# Directions
Each line that holds the word "this" is to be identified and copied.

— Start The records —

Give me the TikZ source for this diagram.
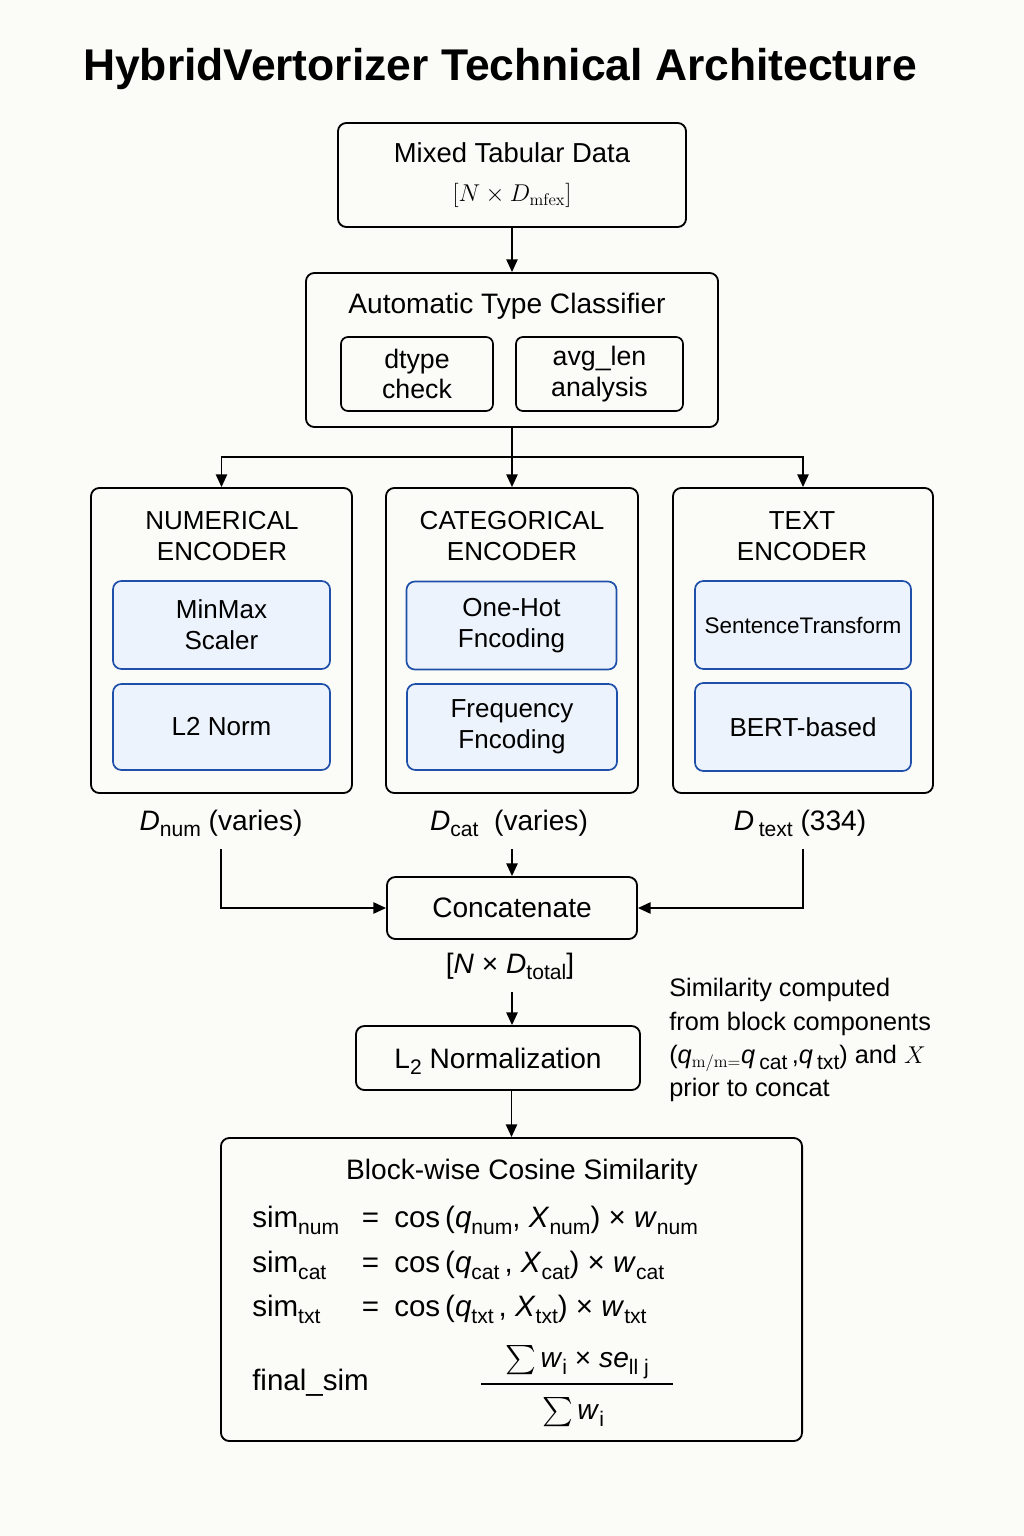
\documentclass[tikz,border=0pt]{standalone}
\usepackage{amsmath}
\usepackage[no-math]{fontspec}
\setmainfont{Liberation Sans}
\usetikzlibrary{arrows.meta,positioning}

\definecolor{paper}{RGB}{251,251,248}
\definecolor{encblue}{RGB}{30,80,170}
\definecolor{encfill}{RGB}{237,243,252}

% lowered subscript as in the drawing
\newcommand{\lo}[1]{\raisebox{-0.45ex}[0.6em][0pt]{\fontsize{15}{15}\selectfont #1}}
\newcommand{\bigsum}{\smash{$\textstyle\sum$}\,}

\tikzset{
  box/.style={draw, line width=1.3pt, rounded corners=6pt, align=center, inner sep=0pt},
  subbox/.style={box, line width=1.2pt, rounded corners=5pt},
  encbox/.style={draw=encblue, fill=encfill, line width=1.2pt, rounded corners=6pt, align=center,
    minimum height=2.2cm, font=\fontsize{18.5}{22}\selectfont},
  arr/.style={-{Triangle[length=9pt,width=8pt]}, line width=1.2pt},
  lbl/.style={font=\fontsize{20}{24}\selectfont, inner sep=1pt},
  eqline/.style={anchor=west, inner sep=0pt, font=\fontsize{21}{24}\selectfont},
}

\begin{document}
\begin{tikzpicture}[x=0.025cm, y=-0.025cm]
    \fill[paper] (0,0) rectangle (1024,1536);
    \useasboundingbox (0,0) rectangle (1024,1536);

    \node[font=\bfseries\fontsize{31.6}{36}\selectfont] (title) at (500,69) {HybridVertorizer Technical Architecture};

    % input and classifier
    \node[box, minimum width=8.7cm, minimum height=2.6cm, font=\fontsize{19.5}{23}\selectfont] (data) at (512,175)
        {Mixed Tabular Data\\[5pt] {\fontsize{18}{22}\selectfont $[N\times D_{\mathrm{mfex}}]$}};
    \node[box, minimum width=10.3cm, minimum height=3.85cm] (classifier) at (512,350) {};
    \node[font=\fontsize{20}{24}\selectfont] (clstitle) at (507,306) {Automatic Type Classifier};
    \node[subbox, minimum width=3.8cm, minimum height=1.85cm, font=\fontsize{19}{21.5}\selectfont] (dtype) at (417,374) {dtype\\check};
    \node[subbox, minimum width=4.175cm, minimum height=1.85cm, font=\fontsize{19}{21.5}\selectfont] (avglen) at (599.5,374) {avg\_len\\analysis};
    \draw[arr] (data) -- (classifier);

    % encoders
    \node[box, minimum width=6.525cm, minimum height=7.625cm] (numenc) at (221.5,640.5) {};
    \node[box, minimum width=6.3cm, minimum height=7.625cm] (catenc) at (512,640.5) {};
    \node[box, minimum width=6.5cm, minimum height=7.625cm] (txtenc) at (803,640.5) {};
    \node[font=\fontsize{18.5}{22}\selectfont, align=center] (numtitle) at (222,536) {NUMERICAL\\ENCODER};
    \node[font=\fontsize{18.5}{22}\selectfont, align=center] (cattitle) at (512,536) {CATEGORICAL\\ENCODER};
    \node[font=\fontsize{18.5}{22}\selectfont, align=center] (txttitle) at (802,536) {TEXT\\ENCODER};

    \node[encbox, minimum width=5.425cm] (minmax) at (221.5,625) {MinMax\\Scaler};
    \node[encbox, minimum width=5.425cm, minimum height=2.15cm] (l2norm) at (221.5,727) {L2 Norm};
    \node[encbox, minimum width=5.25cm] (onehot) at (511.5,625.5) {One-Hot\\Fncoding};
    \node[encbox, minimum width=5.25cm, minimum height=2.15cm] (freq) at (512,727) {Frequency\\Fncoding};
    \node[encbox, minimum width=5.4cm, font=\fontsize{16}{20}\selectfont] (sent) at (803,625) {SentenceTransform};
    \node[encbox, minimum width=5.4cm] (bert) at (803,727) {BERT-based};

    \coordinate (split) at (512,457);
    \draw[line width=1.2pt] (classifier.south) -- (split);
    \draw[arr] (split) -| (numenc.north);
    \draw[arr] (split) -- (catenc.north);
    \draw[arr] (split) -| (txtenc.north);

    % dimensions and concatenation
    \node[lbl] (dnum) at (221,823) {\textit{D}\lo{num} (varies)};
    \node[lbl] (dcat) at (509,823) {\textit{D}\lo{cat}\ \ (varies)};
    \node[lbl] (dtxt) at (800,823) {\textit{D}\,\lo{text} (334)};
    \node[box, minimum width=6.25cm, minimum height=1.55cm, font=\fontsize{20}{24}\selectfont] (concat) at (512,908) {Concatenate};
    \draw[arr, shorten <=8pt] (dnum.south) |- (concat.west);
    \draw[arr, shorten <=8pt] (dcat.south -| concat.north) -- (concat.north);
    \draw[arr, shorten <=8pt] (dtxt.south -| 803,0) |- (concat.east);

    \node[lbl] (dtotal) at (510,966) {[\textit{N} × \textit{D}\lo{total}]};
    \node[box, minimum width=7.1cm, minimum height=1.6cm, font=\fontsize{20}{24}\selectfont] (l2) at (498,1058) {L\lo{2} Normalization};
    \draw[arr, shorten <=8pt] (dtotal.south -| concat.south) -- (l2.north -| concat.south);

    \node[anchor=west, align=left, inner sep=0pt, font=\fontsize{18}{23.5}\selectfont] (note) at (669,1040)
        {Similarity computed\\from block components\\(\textit{q}$_{\mathrm{m/m}=}$\textit{q}\,\lo{cat}\,,\textit{q}\,\lo{txt}) and $X$\\prior to concat};

    % block-wise similarity
    \node[box, minimum width=14.525cm, minimum height=7.575cm] (blocksim) at (511.5,1289.5) {};
    \draw[arr] (l2.south -| blocksim.north) -- (blocksim.north);
    \node[font=\fontsize{20}{24}\selectfont] (bstitle) at (522,1172) {Block-wise Cosine Similarity};
    \node[eqline] (simnum) at (252,1220) {\makebox[78pt][l]{sim\lo{num}}\makebox[23pt][l]{=}cos\,(\textit{q}\lo{num}, \textit{X}\lo{num})\ × \textit{w}\lo{num}};
    \node[eqline] (simcat) at (252,1265) {\makebox[78pt][l]{sim\lo{cat}}\makebox[23pt][l]{=}cos\,(\textit{q}\lo{cat}\,, \textit{X}\lo{cat})\ × \textit{w}\lo{cat}};
    \node[eqline] (simtxt) at (252,1309) {\makebox[78pt][l]{sim\lo{txt}}\makebox[23pt][l]{=}cos\,(\textit{q}\lo{txt}\,, \textit{X}\lo{txt})\ × \textit{w}\lo{txt}};
    \node[eqline] (finalsim) at (252,1383) {final\_sim};
    \node[font=\fontsize{20}{24}\selectfont, inner sep=1pt] (numer) at (577,1359) {\bigsum\textit{w}\lo{i} × \textit{se}\lo{ll j}};
    \node[font=\fontsize{20}{24}\selectfont, inner sep=1pt] (denom) at (573,1411) {\bigsum\textit{w}\lo{i}};
    \draw[line width=0.9pt] (481,1384) -- (673,1384);
\end{tikzpicture}
\end{document}
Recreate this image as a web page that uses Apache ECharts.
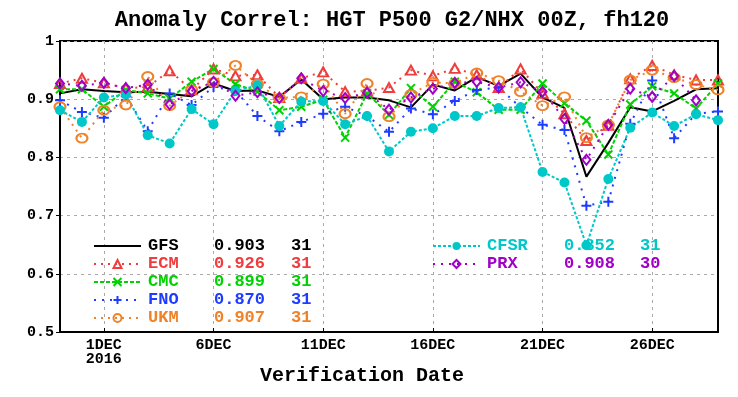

— End The records —

# Output of the exercise
Give me the TikZ source for this diagram.
Recreate this image as a web page that uses Apache ECharts.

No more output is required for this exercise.